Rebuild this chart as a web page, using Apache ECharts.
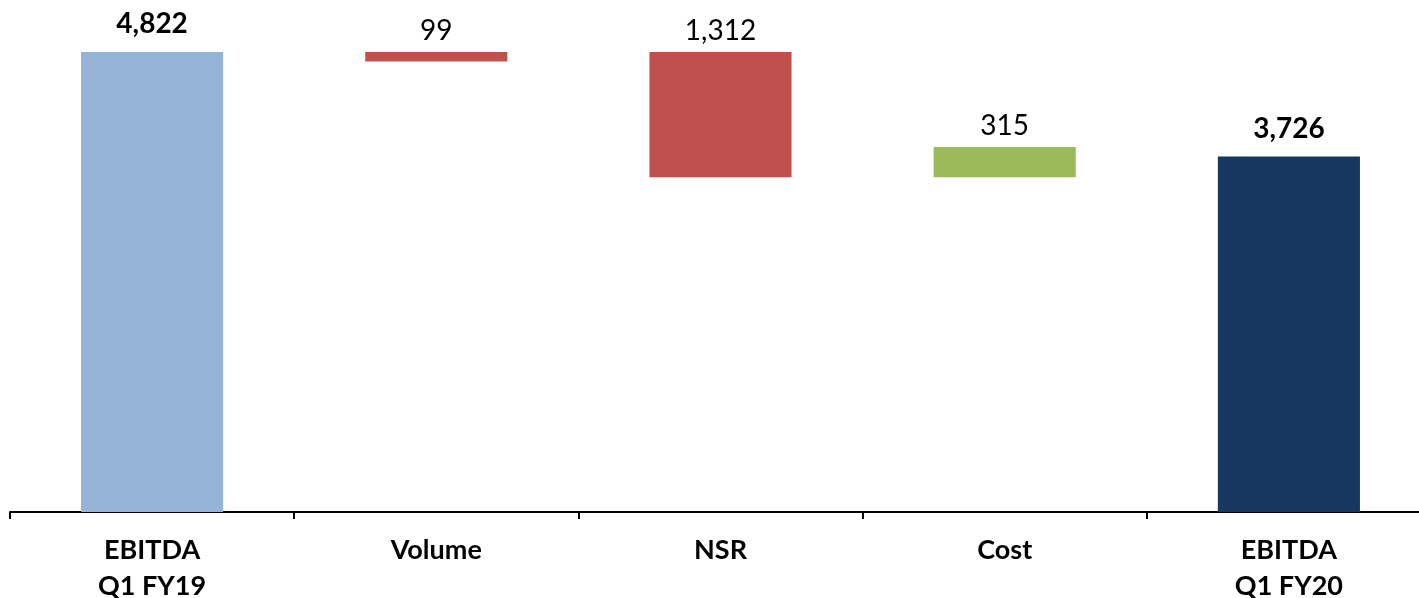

*-*-*

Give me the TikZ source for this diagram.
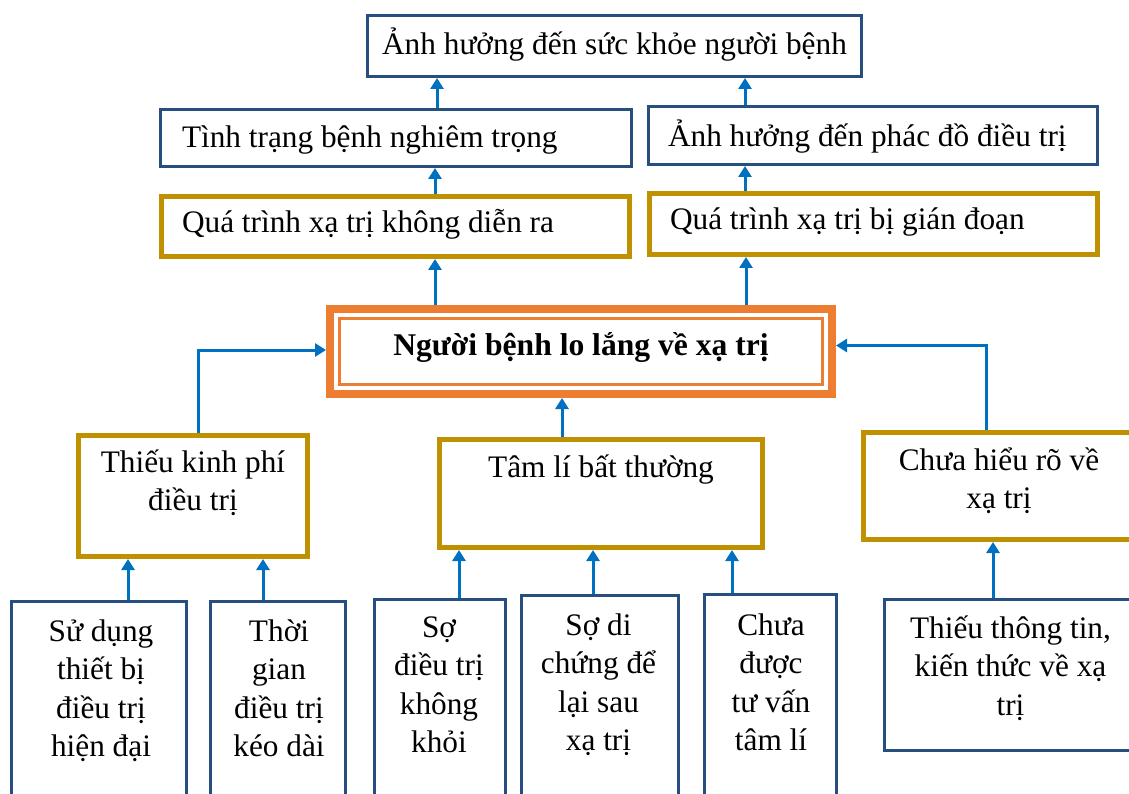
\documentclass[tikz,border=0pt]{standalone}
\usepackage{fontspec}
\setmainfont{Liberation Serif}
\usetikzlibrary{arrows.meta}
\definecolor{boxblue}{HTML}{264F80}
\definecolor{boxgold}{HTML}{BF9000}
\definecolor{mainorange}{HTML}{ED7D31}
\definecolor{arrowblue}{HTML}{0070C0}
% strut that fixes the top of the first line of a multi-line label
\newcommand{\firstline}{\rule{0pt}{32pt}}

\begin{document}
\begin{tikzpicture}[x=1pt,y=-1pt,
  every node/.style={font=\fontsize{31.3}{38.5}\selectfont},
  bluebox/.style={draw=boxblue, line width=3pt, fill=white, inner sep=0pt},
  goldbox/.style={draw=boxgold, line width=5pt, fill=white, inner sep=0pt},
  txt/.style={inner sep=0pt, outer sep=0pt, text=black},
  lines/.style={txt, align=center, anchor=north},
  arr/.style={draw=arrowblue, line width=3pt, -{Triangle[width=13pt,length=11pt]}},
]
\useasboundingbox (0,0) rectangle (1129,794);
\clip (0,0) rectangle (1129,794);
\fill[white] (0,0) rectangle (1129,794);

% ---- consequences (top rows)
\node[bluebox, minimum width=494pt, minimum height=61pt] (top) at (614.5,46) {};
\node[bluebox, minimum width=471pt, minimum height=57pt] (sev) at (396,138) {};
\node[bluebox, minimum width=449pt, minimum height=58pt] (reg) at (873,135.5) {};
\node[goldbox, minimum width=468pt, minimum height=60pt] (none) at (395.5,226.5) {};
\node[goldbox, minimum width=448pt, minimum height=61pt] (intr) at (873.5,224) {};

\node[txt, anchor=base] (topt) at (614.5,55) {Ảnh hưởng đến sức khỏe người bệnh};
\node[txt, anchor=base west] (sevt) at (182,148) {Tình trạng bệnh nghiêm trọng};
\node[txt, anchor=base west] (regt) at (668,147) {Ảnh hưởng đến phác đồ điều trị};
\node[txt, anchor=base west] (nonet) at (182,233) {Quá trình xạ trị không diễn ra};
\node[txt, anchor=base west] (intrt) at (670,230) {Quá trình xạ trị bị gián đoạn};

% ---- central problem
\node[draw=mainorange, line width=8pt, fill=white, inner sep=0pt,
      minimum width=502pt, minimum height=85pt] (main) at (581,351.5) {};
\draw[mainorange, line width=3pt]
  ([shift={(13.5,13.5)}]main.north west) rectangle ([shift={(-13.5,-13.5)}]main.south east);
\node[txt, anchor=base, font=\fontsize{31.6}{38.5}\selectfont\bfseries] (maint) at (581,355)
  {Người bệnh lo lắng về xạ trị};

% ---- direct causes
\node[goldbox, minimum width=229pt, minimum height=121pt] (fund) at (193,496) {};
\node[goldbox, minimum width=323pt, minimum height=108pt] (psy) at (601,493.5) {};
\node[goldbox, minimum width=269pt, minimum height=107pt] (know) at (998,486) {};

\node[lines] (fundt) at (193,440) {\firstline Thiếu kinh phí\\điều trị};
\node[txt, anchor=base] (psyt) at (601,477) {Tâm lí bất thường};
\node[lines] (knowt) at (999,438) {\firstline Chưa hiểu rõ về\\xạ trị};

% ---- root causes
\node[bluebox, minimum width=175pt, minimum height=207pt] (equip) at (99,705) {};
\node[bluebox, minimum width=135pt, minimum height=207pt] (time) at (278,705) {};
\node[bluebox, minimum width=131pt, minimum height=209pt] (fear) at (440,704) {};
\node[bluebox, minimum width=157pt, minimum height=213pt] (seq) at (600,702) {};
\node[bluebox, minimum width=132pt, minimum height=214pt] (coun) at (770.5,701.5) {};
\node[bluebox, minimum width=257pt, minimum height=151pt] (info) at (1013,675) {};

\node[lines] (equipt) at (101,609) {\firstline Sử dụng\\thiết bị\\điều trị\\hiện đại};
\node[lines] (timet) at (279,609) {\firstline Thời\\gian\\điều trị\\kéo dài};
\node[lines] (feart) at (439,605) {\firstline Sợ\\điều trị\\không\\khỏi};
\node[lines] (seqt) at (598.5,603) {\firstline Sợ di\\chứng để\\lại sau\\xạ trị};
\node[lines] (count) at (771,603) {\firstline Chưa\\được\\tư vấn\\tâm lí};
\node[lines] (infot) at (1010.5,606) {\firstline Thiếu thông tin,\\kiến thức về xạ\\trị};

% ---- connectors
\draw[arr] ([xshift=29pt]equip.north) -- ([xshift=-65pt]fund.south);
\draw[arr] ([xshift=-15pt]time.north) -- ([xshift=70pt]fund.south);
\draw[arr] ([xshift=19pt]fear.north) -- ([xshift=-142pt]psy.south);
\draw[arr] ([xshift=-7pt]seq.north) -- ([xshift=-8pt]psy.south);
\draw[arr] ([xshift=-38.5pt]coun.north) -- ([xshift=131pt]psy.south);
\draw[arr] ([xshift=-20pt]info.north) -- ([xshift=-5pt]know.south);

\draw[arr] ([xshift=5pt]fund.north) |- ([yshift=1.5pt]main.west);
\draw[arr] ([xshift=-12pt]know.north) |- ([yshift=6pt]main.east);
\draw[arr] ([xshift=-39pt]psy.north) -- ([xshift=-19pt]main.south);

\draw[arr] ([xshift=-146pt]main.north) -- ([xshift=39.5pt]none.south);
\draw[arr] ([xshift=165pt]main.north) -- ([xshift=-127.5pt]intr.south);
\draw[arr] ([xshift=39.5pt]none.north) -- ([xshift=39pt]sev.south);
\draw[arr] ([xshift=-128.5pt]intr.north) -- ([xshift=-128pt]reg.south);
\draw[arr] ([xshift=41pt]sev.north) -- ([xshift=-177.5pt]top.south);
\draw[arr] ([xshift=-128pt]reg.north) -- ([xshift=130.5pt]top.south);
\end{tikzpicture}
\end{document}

*-*-*

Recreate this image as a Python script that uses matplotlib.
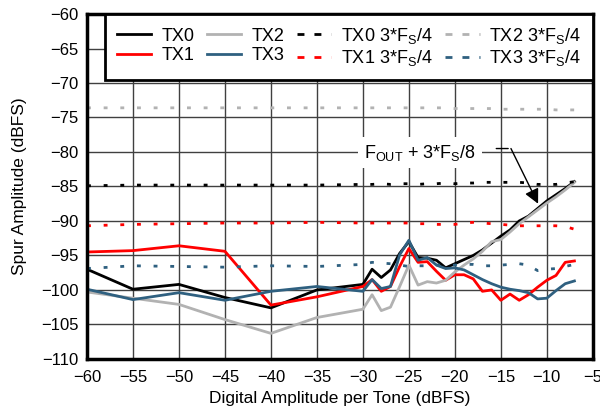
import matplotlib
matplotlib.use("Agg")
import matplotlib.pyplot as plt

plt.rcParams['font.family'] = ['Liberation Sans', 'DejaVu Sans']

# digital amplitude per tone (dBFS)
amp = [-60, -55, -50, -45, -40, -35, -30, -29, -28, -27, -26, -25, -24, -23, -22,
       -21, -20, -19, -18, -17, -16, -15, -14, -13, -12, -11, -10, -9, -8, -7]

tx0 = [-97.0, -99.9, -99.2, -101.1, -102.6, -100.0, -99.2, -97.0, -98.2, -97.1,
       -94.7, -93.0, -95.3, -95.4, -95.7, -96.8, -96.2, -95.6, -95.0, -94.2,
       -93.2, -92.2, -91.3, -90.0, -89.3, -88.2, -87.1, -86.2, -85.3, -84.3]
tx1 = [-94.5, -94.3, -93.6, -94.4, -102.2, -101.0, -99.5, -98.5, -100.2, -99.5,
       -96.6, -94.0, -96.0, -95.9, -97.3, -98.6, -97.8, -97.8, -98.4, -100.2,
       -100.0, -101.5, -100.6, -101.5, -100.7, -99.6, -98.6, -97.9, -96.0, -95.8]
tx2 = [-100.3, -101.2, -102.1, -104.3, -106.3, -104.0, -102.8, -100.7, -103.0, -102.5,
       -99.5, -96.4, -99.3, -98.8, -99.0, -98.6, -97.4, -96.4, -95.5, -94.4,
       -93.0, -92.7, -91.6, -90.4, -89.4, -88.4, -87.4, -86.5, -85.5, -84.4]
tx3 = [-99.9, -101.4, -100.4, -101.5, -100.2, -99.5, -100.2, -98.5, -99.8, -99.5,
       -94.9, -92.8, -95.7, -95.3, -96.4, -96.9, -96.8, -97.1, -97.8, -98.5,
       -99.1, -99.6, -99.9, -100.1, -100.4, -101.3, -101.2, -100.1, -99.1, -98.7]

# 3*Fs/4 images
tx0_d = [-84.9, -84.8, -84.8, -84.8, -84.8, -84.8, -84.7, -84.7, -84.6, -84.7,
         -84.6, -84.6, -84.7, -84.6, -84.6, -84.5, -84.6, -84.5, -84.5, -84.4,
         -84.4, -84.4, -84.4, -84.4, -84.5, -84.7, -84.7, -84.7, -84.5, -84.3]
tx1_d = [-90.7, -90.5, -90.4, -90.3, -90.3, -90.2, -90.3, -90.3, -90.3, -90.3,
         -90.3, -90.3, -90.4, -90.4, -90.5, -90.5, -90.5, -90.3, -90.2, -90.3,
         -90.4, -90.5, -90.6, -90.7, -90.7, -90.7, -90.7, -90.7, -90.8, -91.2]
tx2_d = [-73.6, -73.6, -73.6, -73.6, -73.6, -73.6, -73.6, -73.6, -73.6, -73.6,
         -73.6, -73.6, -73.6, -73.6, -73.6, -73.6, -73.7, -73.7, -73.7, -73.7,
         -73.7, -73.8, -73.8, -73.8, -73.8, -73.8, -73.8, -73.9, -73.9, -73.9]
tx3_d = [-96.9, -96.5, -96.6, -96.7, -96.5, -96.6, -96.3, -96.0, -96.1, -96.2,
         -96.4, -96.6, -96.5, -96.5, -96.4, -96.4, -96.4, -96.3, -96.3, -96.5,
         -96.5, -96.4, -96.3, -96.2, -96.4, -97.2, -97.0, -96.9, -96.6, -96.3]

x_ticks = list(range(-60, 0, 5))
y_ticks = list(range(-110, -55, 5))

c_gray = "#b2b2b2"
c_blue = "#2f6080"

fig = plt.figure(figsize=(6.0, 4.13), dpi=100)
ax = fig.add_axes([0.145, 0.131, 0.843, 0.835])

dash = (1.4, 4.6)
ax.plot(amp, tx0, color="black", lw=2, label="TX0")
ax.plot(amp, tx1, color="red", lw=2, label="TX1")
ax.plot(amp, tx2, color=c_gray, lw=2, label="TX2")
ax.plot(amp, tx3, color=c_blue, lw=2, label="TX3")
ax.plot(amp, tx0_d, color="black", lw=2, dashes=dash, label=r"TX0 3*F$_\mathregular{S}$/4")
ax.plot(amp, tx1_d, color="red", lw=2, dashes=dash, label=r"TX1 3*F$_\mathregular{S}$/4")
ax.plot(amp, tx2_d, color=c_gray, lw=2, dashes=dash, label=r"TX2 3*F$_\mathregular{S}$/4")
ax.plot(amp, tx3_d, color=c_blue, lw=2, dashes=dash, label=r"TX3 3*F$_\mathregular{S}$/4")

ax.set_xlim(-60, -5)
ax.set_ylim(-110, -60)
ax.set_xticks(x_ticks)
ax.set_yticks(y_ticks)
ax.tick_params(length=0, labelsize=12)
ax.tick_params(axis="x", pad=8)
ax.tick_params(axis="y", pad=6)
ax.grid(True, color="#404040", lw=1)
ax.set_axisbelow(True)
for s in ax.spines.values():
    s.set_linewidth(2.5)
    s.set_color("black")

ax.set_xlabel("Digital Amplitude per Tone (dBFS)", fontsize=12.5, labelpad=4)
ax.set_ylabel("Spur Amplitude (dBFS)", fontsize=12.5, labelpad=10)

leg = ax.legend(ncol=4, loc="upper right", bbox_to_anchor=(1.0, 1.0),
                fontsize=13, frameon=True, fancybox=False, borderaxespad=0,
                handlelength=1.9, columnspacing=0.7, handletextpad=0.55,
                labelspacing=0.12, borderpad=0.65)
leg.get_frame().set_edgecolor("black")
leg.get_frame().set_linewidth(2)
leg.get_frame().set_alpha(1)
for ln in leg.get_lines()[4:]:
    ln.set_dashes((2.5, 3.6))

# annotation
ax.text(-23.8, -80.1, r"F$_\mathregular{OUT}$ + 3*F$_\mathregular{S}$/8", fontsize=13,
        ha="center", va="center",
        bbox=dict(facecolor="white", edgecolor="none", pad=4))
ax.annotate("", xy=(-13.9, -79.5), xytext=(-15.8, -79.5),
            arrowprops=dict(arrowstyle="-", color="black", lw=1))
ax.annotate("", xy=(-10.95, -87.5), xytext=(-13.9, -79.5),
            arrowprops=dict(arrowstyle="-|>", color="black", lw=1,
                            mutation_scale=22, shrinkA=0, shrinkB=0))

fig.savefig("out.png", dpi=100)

*-*-*

#### [AIM]
Identify lines with the string "matplotlib". Copy each one.

#### [FULL RESPONSE]
Recreate this image as a Python script that uses matplotlib.
import matplotlib
matplotlib.use("Agg")
import matplotlib.pyplot as plt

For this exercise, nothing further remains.